Charlie also claims that “solar customers are using the grid much less” because “they supply most of their own requirements.” Although some solar customers do self-supply most of the energy they consume, the distribution system-related costs they impose on the utility are not determined by their total energy usage.

Rather, the costs are determined by the customer’s instantaneous usage at times when the power flows peak on the distribution system, which drives the need for new investment. This typically occurs in the late afternoon or early evening when solar production is rapidly falling off or has already ceased. In the absence of a detailed, distribution feeder-by-feeder analysis, it is unclear how much of any given utility’s current or future distribution costs are reduced by rooftop solar energy production.
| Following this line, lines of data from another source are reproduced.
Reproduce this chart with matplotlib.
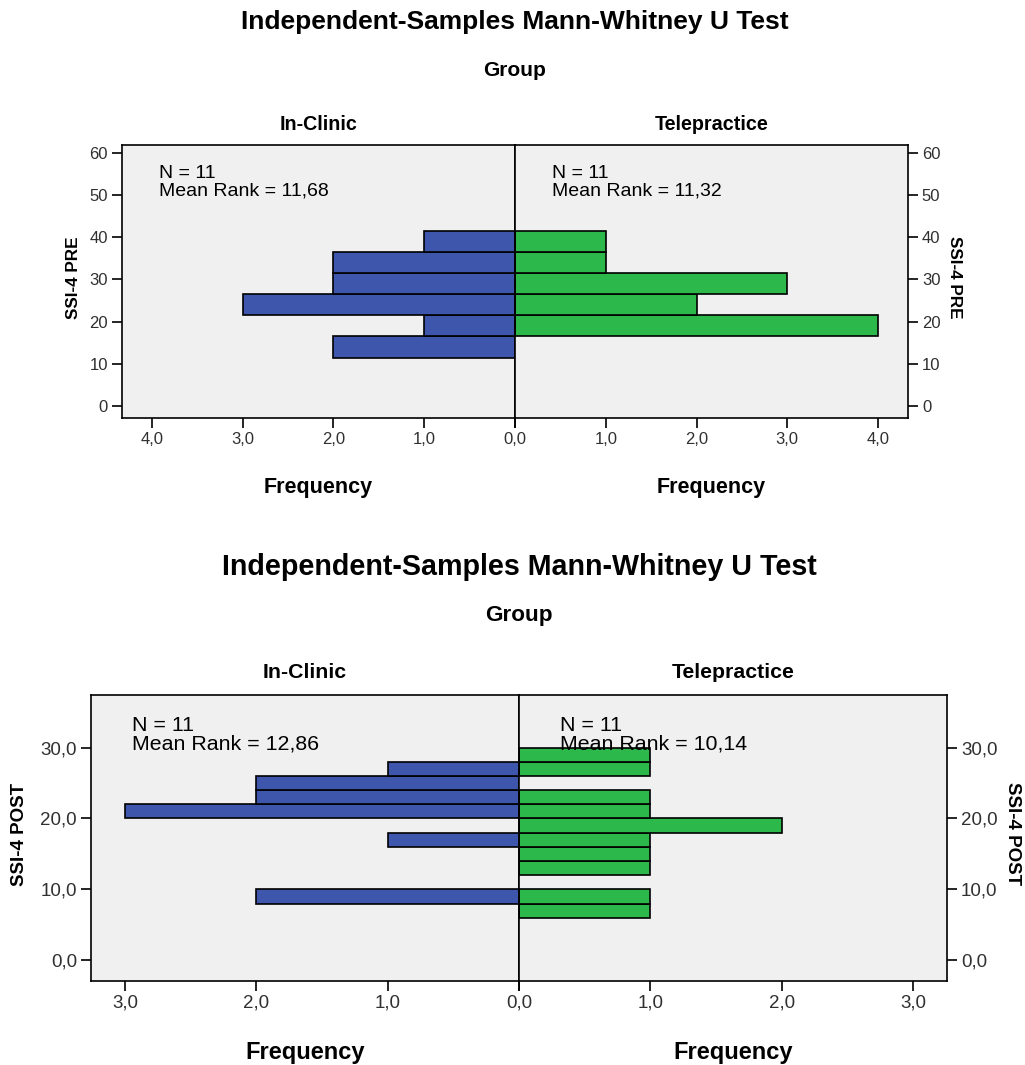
import numpy as np
import matplotlib
matplotlib.use("Agg")
import matplotlib.pyplot as plt

plt.rcParams['font.family'] = ['Liberation Sans', 'DejaVu Sans']

# --- data ---
groups = ["In-Clinic", "Telepractice"]

pre_edges = [11.5, 16.5, 21.5, 26.5, 31.5, 36.5, 41.5]
pre_clinic = [2, 1, 3, 2, 2, 1]
pre_tele = [0, 4, 2, 3, 1, 1]
pre_n = [11, 11]
pre_rank = ["11,68", "11,32"]

post_edges = [6, 8, 10, 12, 14, 16, 18, 20, 22, 24, 26, 28, 30]
post_clinic = [0, 2, 0, 0, 0, 1, 0, 3, 2, 2, 1, 0]
post_tele = [1, 1, 0, 1, 1, 1, 2, 1, 1, 0, 1, 1]
post_n = [11, 11]
post_rank = ["12,86", "10,14"]

W, H = 1025, 1065
BLUE = "#3e56ab"
GREEN = "#2db84b"
BG = "#f0f0f0"
TICKC = "#303030"

fig = plt.figure(figsize=(W / 100, H / 100), dpi=100)


def px_axes(x0, y0, x1, y1):
    return fig.add_axes([x0 / W, 1 - y1 / H, (x1 - x0) / W, (y1 - y0) / H])


def comma(v, dec):
    return f"{v:.{dec}f}".replace(".", ",")


def fy(y):
    return 1 - y / H


def draw_panel(top, box, edges, counts, ns, ranks, xmax, ylim, yticks, ydec, ylabel, fs, pos):
    x0, y0, xm, x1, y1 = box
    cx = (x0 + x1) / 2 / W
    fig.text(cx, fy(top + 22), "Independent-Samples Mann-Whitney U Test",
             ha="center", va="center", fontsize=fs["title"], fontweight="bold")
    fig.text(cx, fy(top + 71), "Group",
             ha="center", va="center", fontsize=fs["group"], fontweight="bold")
    axl = px_axes(x0, y0, xm, y1)
    axr = px_axes(xm, y0, x1, y1)
    colors = [BLUE, GREEN]
    edges = np.array(edges, dtype=float)
    for i, (ax, cnt) in enumerate(zip([axl, axr], counts)):
        ax.set_facecolor(BG)
        cnt = np.array(cnt)
        keep = cnt > 0
        ax.barh(edges[:-1][keep], cnt[keep], height=np.diff(edges)[keep], align="edge",
                color=colors[i], edgecolor="black", linewidth=1.2)
        ax.set_ylim(*ylim)
        ax.set_yticks(yticks)
        ax.set_yticklabels([comma(t, ydec) for t in yticks])
        xt = np.arange(0, int(xmax) + 1)
        ax.set_xticks(xt)
        labels = [comma(t, 1) for t in xt]
        if i == 0:
            ax.set_xlim(xmax, 0)
        else:
            labels[0] = ""
            ax.set_xlim(0, xmax)
            ax.yaxis.tick_right()
        ax.set_xticklabels(labels)
        ax.tick_params(direction="out", length=7, width=1.2, labelsize=fs["tick"],
                       color="black", labelcolor=TICKC, pad=3)
        for s in ax.spines.values():
            s.set_linewidth(1.2)
        xc = (x0 + xm) / 2 if i == 0 else (xm + x1) / 2
        fig.text(xc / W, fy(pos["freq"]), "Frequency", ha="center", va="center",
                 fontsize=fs["freq"], fontweight="bold")
        fig.text(xc / W, fy(pos["grp"]), groups[i], ha="center", va="center",
                 fontsize=fs["grp"], fontweight="bold")
        ax.text(0.095, pos["ntxt"], f"N = {ns[i]}\nMean Rank = {ranks[i]}", transform=ax.transAxes,
                ha="left", va="top", fontsize=fs["ntxt"], linespacing=1.02)
    ymid = fy((y0 + y1) / 2 - 4)
    fig.text(pos["yl"] / W, ymid, ylabel, ha="center", va="center", rotation=90,
             fontsize=fs["ylab"], fontweight="bold")
    fig.text(pos["yr"] / W, ymid, ylabel, ha="center", va="center", rotation=270,
             fontsize=fs["ylab"], fontweight="bold")
    return axl, axr


draw_panel(0, (122, 145, 515, 908, 418), pre_edges, [pre_clinic, pre_tele], pre_n, pre_rank,
           4.33, (-2.8, 61.8), [0, 10, 20, 30, 40, 50, 60], 0, "SSI-4 PRE",
           dict(title=19, group=15, grp=14.2, tick=12, freq=15.5, ntxt=14, ylab=12.3),
           dict(freq=487, grp=124, ntxt=0.925, yl=73, yr=955))
draw_panel(545, (91, 695, 519, 947, 981), post_edges, [post_clinic, post_tele], post_n, post_rank,
           3.26, (-2.9, 37.4), [0, 10, 20, 30], 1, "SSI-4 POST",
           dict(title=20.6, group=16.2, grp=15.3, tick=13.5, freq=17, ntxt=15.4, ylab=13.5),
           dict(freq=1053, grp=672, ntxt=0.928, yl=20, yr=1012))

fig.savefig("out.png", dpi=100, facecolor="white")
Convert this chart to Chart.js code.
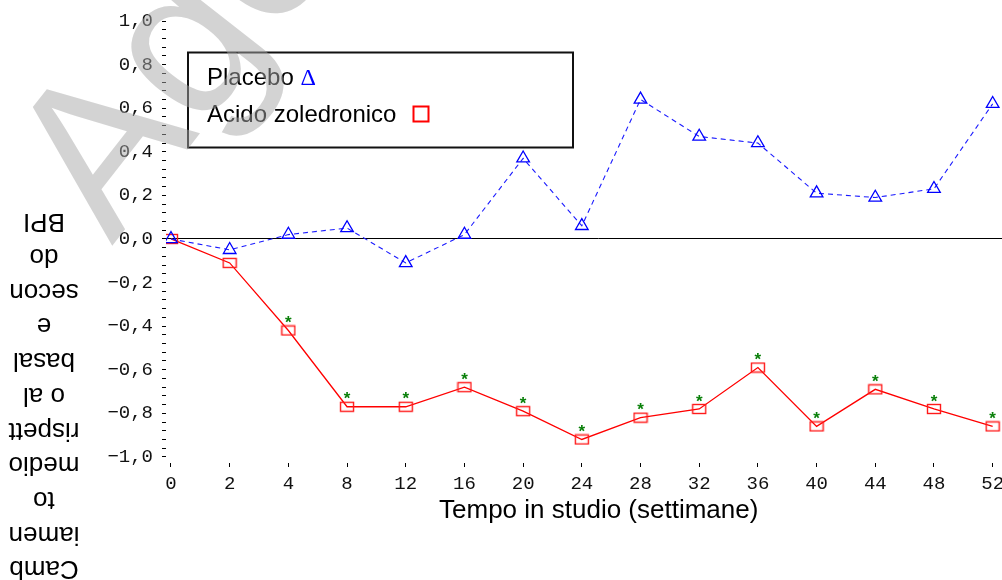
<!DOCTYPE html>
<html>
<head>
<meta charset="utf-8">
<script src="https://cdn.jsdelivr.net/npm/chart.js@4/dist/chart.umd.min.js"></script>
<style>
html,body{margin:0;padding:0;background:#fff;overflow:hidden;width:1002px;height:580px;}
#wrap{position:relative;width:1040px;height:580px;}
</style>
</head>
<body>
<div id="wrap"><canvas id="c"></canvas></div>
<script>
// ---- data ----
const weeks = [0, 2, 4, 8, 12, 16, 20, 24, 28, 32, 36, 40, 44, 48, 52];
const placebo = [0.00, -0.05, 0.02, 0.05, -0.11, 0.02, 0.37, 0.06, 0.64, 0.47, 0.44, 0.21, 0.19, 0.23, 0.62];
const zoledronic = [0.00, -0.11, -0.42, -0.77, -0.77, -0.68, -0.79, -0.92, -0.82, -0.78, -0.59, -0.86, -0.69, -0.78, -0.86];
const significant = [false, false, true, true, true, true, true, true, true, true, true, true, true, true, true];
const seriesNames = ['Placebo', 'Acido zoledronico'];
const yMajorTicks = [-1.0, -0.8, -0.6, -0.4, -0.2, 0.0, 0.2, 0.4, 0.6, 0.8, 1.0];
const xTitle = 'Tempo in studio (settimane)';
const yTitleLines = ['Camb', 'iamen', 'to', 'medio', 'rispett', 'o al', 'basal', 'e', 'secon', 'do', 'BPI'];
const watermarkText = 'Agenzia Italiana del Farmaco';

// minor ticks: 4 between each pair of major ticks
const yAllTicks = [];
yMajorTicks.forEach((v, i) => {
  yAllTicks.push(v);
  if (i < yMajorTicks.length - 1) {
    const next = yMajorTicks[i + 1];
    for (let j = 1; j < 5; j++) yAllTicks.push(v + j * (next - v) / 5);
  }
});
function fmtY(v) {
  const isMajor = yMajorTicks.some(m => Math.abs(m - v) < 1e-6);
  if (!isMajor) return '';
  const s = Math.abs(v).toFixed(1).replace('.', ',');
  return v < -1e-9 ? '\u2212' + s : s;
}

// marker images
function makeRect() {
  const c = document.createElement('canvas');
  c.width = 16; c.height = 12;
  const g = c.getContext('2d');
  g.strokeStyle = '#ff1a1a';
  g.lineWidth = 1.4;
  g.strokeRect(1.5, 1.5, 13, 9);
  return c;
}
const rectImg = makeRect();

const decor = {
  id: 'decor',
  afterDatasetsDraw(chart) {
    const ctx = chart.ctx;
    const meta = chart.getDatasetMeta(1);
    ctx.save();
    ctx.fillStyle = '#0a800a';
    ctx.font = 'bold 17px "Liberation Sans"';
    ctx.textAlign = 'center';
    ctx.textBaseline = 'middle';
    meta.data.forEach((pt, i) => {
      if (significant[i]) ctx.fillText('*', pt.x, pt.y - 7);
    });
    ctx.restore();
  },
  afterDraw(chart) {
    const ctx = chart.ctx;
    const ca = chart.chartArea;
    // legend box
    ctx.save();
    const bx = ca.left + 22, by = ca.top + 31.5;
    ctx.strokeStyle = '#111';
    ctx.lineWidth = 2;
    ctx.strokeRect(bx, by, 385, 95);
    ctx.font = '24px "Liberation Sans"';
    ctx.fillStyle = '#000';
    ctx.textAlign = 'left';
    ctx.textBaseline = 'alphabetic';
    const tx = ca.left + 41;
    const label0 = seriesNames[0] + ' ';
    ctx.fillText(label0, tx, ca.top + 64);
    const w0 = ctx.measureText(label0).width;
    ctx.font = '24px "Liberation Serif"';
    ctx.fillStyle = '#0000ff';
    ctx.fillText('\u0394', tx + w0, ca.top + 64);
    ctx.font = '24px "Liberation Sans"';
    ctx.fillStyle = '#000';
    ctx.fillText(seriesNames[1], tx, ca.top + 100.5);
    ctx.strokeStyle = '#ff0000';
    ctx.lineWidth = 2;
    ctx.strokeRect(ca.left + 247.5, ca.top + 85.5, 15, 15);
    ctx.restore();

    // y-axis title (upside down)
    ctx.save();
    ctx.translate(44, 395);
    ctx.rotate(Math.PI);
    ctx.font = '26px "Liberation Sans"';
    ctx.fillStyle = '#000';
    ctx.textAlign = 'center';
    ctx.textBaseline = 'middle';
    const n = yTitleLines.length;
    yTitleLines.forEach((t, i) => ctx.fillText(t, 0, (i - (n - 1) / 2) * 34.7));
    ctx.restore();

    // watermark
    ctx.save();
    ctx.translate(112, 246);
    ctx.rotate(-52 * Math.PI / 180);
    ctx.font = '215px "Liberation Sans"';
    ctx.fillStyle = 'rgba(167,167,167,0.5)';
    ctx.textAlign = 'left';
    ctx.textBaseline = 'alphabetic';
    ctx.fillText(watermarkText, 0, 0);
    ctx.restore();
  }
};

const monoFont = { family: '"Liberation Mono", monospace', size: 19 };

new Chart(document.getElementById('c'), {
  type: 'line',
  data: {
    datasets: [
      {
        label: seriesNames[0],
        data: weeks.map((w, i) => ({ x: i, y: placebo[i] })),
        borderColor: '#1a1aff',
        borderWidth: 1.1,
        borderDash: [5, 4],
        pointStyle: 'triangle',
        pointRadius: 7.3,
        pointBorderColor: '#0000ff',
        pointBackgroundColor: 'rgba(0,0,0,0)',
        pointBorderWidth: 1.3,
        tension: 0,
        fill: false
      },
      {
        label: seriesNames[1],
        data: weeks.map((w, i) => ({ x: i, y: zoledronic[i] })),
        borderColor: '#ff0000',
        borderWidth: 1.3,
        pointStyle: rectImg,
        pointRadius: 7,
        tension: 0,
        fill: false
      }
    ]
  },
  options: {
    responsive: true,
    maintainAspectRatio: false,
    animation: false,
    layout: { padding: { top: 21, right: 6, bottom: 0, left: 0 } },
    plugins: { legend: { display: false }, tooltip: { enabled: false } },
    scales: {
      x: {
        type: 'linear',
        min: -0.085,
        max: 14.66,
        afterBuildTicks: s => { s.ticks = weeks.map((w, i) => ({ value: i })); },
        afterFit: s => { s.height = 117; },
        ticks: {
          callback: (v, idx) => String(weeks[idx]),
          font: monoFont,
          color: '#111',
          padding: 6,
          maxRotation: 0,
          autoSkip: false
        },
        grid: { drawOnChartArea: false, drawTicks: true, tickLength: 4, tickColor: '#000', color: '#000' },
        border: { display: false },
        title: {
          display: true,
          text: xTitle,
          font: { family: '"Liberation Sans"', size: 26 },
          color: '#000',
          padding: { top: 0, bottom: 54 }
        }
      },
      y: {
        type: 'linear',
        min: -1.028,
        max: 1.0,
        afterBuildTicks: s => { s.ticks = yAllTicks.map(v => ({ value: v })); },
        afterFit: s => { s.width = 166; },
        ticks: {
          callback: v => fmtY(v),
          font: monoFont,
          color: '#111',
          padding: 9,
          autoSkip: false
        },
        grid: {
          drawOnChartArea: true,
          drawTicks: true,
          tickLength: 4,
          tickColor: '#000',
          lineWidth: 1,
          color: c => (c.tick && Math.abs(c.tick.value) < 1e-9) ? '#000' : 'rgba(0,0,0,0)'
        },
        border: { display: false }
      }
    }
  },
  plugins: [decor]
});
</script>
</body>
</html>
Lastly, Charlie’s plea for regulators to “define rooftop solar as energy the customer owns…” is hyperbolic distraction. Nobody I know of is arguing that utility customers don’t own the energy they produce or that they don’t have the right to produce it. What is relevant is that rooftop solar, when combined with retail tariffs that are not truly cost-reflective, creates subsidies for this costly generation technology that are mostly paid for by the utility’s non-participating customers.

A more appropriate plea to regulators would be to fix the flawed retail tariffs!